Words/phrases used to describe Chris Jones are as follows: Elite, unblockable, best at the DT position. 

The stats back those claims up, as well as the clear nervousness offensive line coaches get when they hear the name “Chris Jones”. 

Anyway, Super Bowl LVII was the third in four years the Kansas City Chiefs were fortunate enough to participate in. An even-split record, at 1-1, was about to be broken, one way or another. 

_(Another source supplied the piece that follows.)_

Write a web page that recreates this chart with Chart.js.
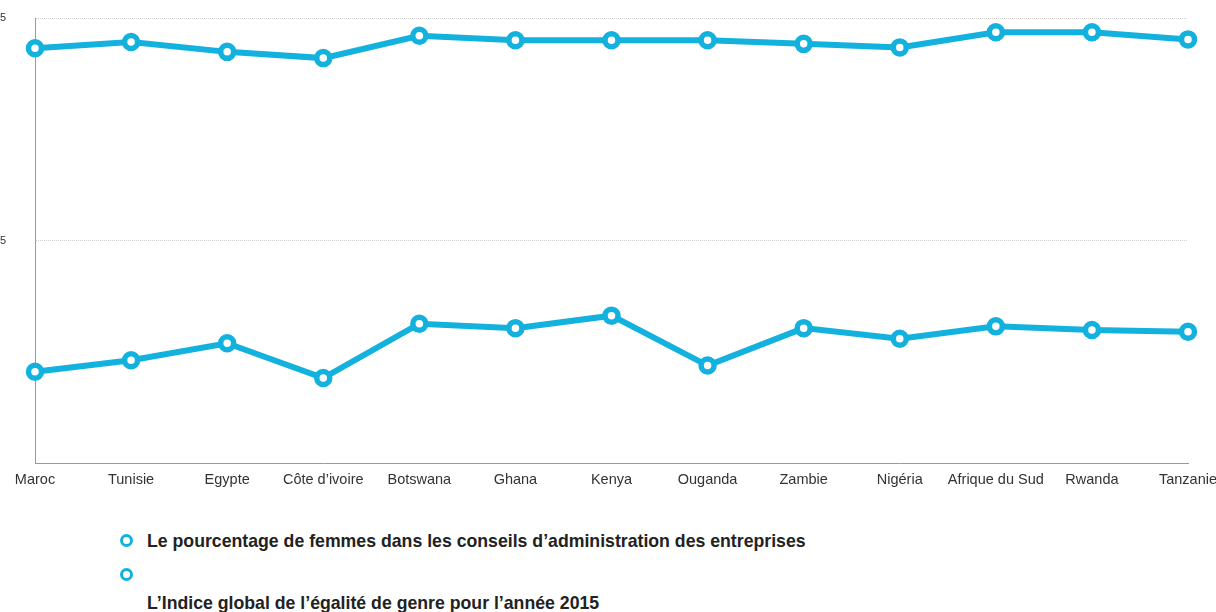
<!DOCTYPE html>
<html lang="fr">
<head>
<meta charset="utf-8">
<script src="https://cdn.jsdelivr.net/npm/chart.js@4/dist/chart.umd.min.js"></script>
<style>
  html, body { margin: 0; padding: 0; background: #fff; overflow: hidden; }
  body { width: 1216px; height: 612px; position: relative; font-family: "Liberation Sans", Arial, sans-serif; }
  #wrap { position: absolute; left: -11px; top: 0; width: 1260px; height: 489px; }
  .leg { position: absolute; left: 147px; font-weight: bold; font-size: 17.7px; color: #222; white-space: nowrap; }
  .dot { position: absolute; width: 7px; height: 7px; border: 3.5px solid #13b1dd; border-radius: 50%; background: #fff; }
</style>
</head>
<body>
<div id="wrap"><canvas id="chart"></canvas></div>

<span class="dot" style="left:120px; top:534px;"></span>
<div class="leg" style="top:531px;">Le pourcentage de femmes dans les conseils d’administration des entreprises</div>
<span class="dot" style="left:120px; top:568px;"></span>
<div class="leg" style="top:593px;">L’Indice global de l’égalité de genre pour l’année 2015</div>

<script>
// Données
const pays = ['Maroc', 'Tunisie', 'Egypte', 'Côte d’ivoire', 'Botswana', 'Ghana', 'Kenya',
              'Ouganda', 'Zambie', 'Nigéria', 'Afrique du Sud', 'Rwanda', 'Tanzanie'];
const indiceGenre = [0.716, 0.723, 0.712, 0.705, 0.730, 0.725, 0.725, 0.725, 0.721, 0.717, 0.734, 0.734, 0.726];
const femmesConseils = [0.353, 0.366, 0.385, 0.346, 0.407, 0.402, 0.416, 0.360, 0.402, 0.390, 0.404, 0.400, 0.398];
const yTicks = [0.25, 0.5, 0.75];

const bleu = '#13b1dd';

function serie(label, data) {
    return {
        label: label,
        data: data,
        borderColor: bleu,
        backgroundColor: '#ffffff',
        borderWidth: 6,
        pointRadius: 6.5,
        pointHoverRadius: 6.5,
        pointBorderWidth: 5.5,
        pointBorderColor: bleu,
        pointBackgroundColor: '#ffffff',
        tension: 0
    };
}

const ctx = document.getElementById('chart').getContext('2d');
const chart = new Chart(ctx, {
    type: 'line',
    data: {
        labels: pays,
        datasets: [
            serie('L’Indice global de l’égalité de genre pour l’année 2015', indiceGenre),
            serie('Le pourcentage de femmes dans les conseils d’administration des entreprises', femmesConseils)
        ]
    },
    options: {
        responsive: true,
        maintainAspectRatio: false,
        animation: false,
        layout: { padding: { left: 0, right: 61, top: 18, bottom: 0 } },
        plugins: { legend: { display: false }, tooltip: { enabled: false } },
        scales: {
            x: {
                offset: false,
                grid: { display: false },
                border: { color: '#9a9a9a', width: 1 },
                ticks: {
                    color: '#333',
                    font: { family: '"Liberation Sans", Arial, sans-serif', size: 14.5 },
                    padding: 0,
                    maxRotation: 0,
                    autoSkip: false
                }
            },
            y: {
                min: 0.25,
                max: 0.75,
                afterBuildTicks: function(axis) {
                    axis.ticks = yTicks.map(v => ({ value: v }));
                },
                afterFit: function(axis) { axis.width = 46; },
                grid: {
                    color: function(c) { return c.tick && c.tick.value === 0.25 ? 'rgba(0,0,0,0)' : '#cfcfcf'; },
                    lineWidth: 1,
                    drawTicks: true,
                    tickLength: 26,
                    tickColor: 'rgba(0,0,0,0)'
                },
                border: { color: '#9a9a9a', width: 1, dash: [1, 1] },
                ticks: {
                    color: '#333',
                    font: { family: '"Liberation Sans", Arial, sans-serif', size: 11 },
                    padding: 3,
                    callback: function(v) { return v === 0.25 ? '' : String(v); }
                }
            }
        }
    }
});
</script>
</body>
</html>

KC gave that .500 record some juice. The Chiefs won a thrilling game 38-35, beating the seemingly unstoppable Philadelphia Eagles group led by second-year head coach Nick Sirianni, quarterback Jalen Hurts, wide-outs DeVonta Smith and A.J. Brown, and center Jason Kelce. 

That defense for Philly was even more scary, ranking number one in sacks (78 total from the regular season through the playoffs) and ranking top-ten in every other major defensive category. 

Hassan Reddick, Brandon Graham, Darius Slay, and James Bradberry helped lead the way to those great marks. 

These numbers were meaningless once the red and yellow confetti began to fall at State Farm Stadium in Glendale, Arizona, however, as the Eagles’ defense completed being shattered the whole duration of the Super Bowl by the potent Kansas City Chiefs offensive attack. 

As the NFL looks forward to the 2023-24 season, and Super Bowl LVIII being played at Allegiant Stadium in Las Vegas, Nevada, one thing is for certain: 

If the Chiefs and the rest of the NFL resembled the story of the tortoise and the hare, we would say the NFL thought they figured out a way to win in the race of beating the Chiefs’ style of play, just like the hare thought he would beat the tortoise after jumping out to a quick advantage. 

Later, the NFL took a nap, thinking the Chiefs would have no chance of coming back to fight (just like the hare), and the Chiefs slowly but surely made their way to the finish line, winning a title and being totally content with a rematch.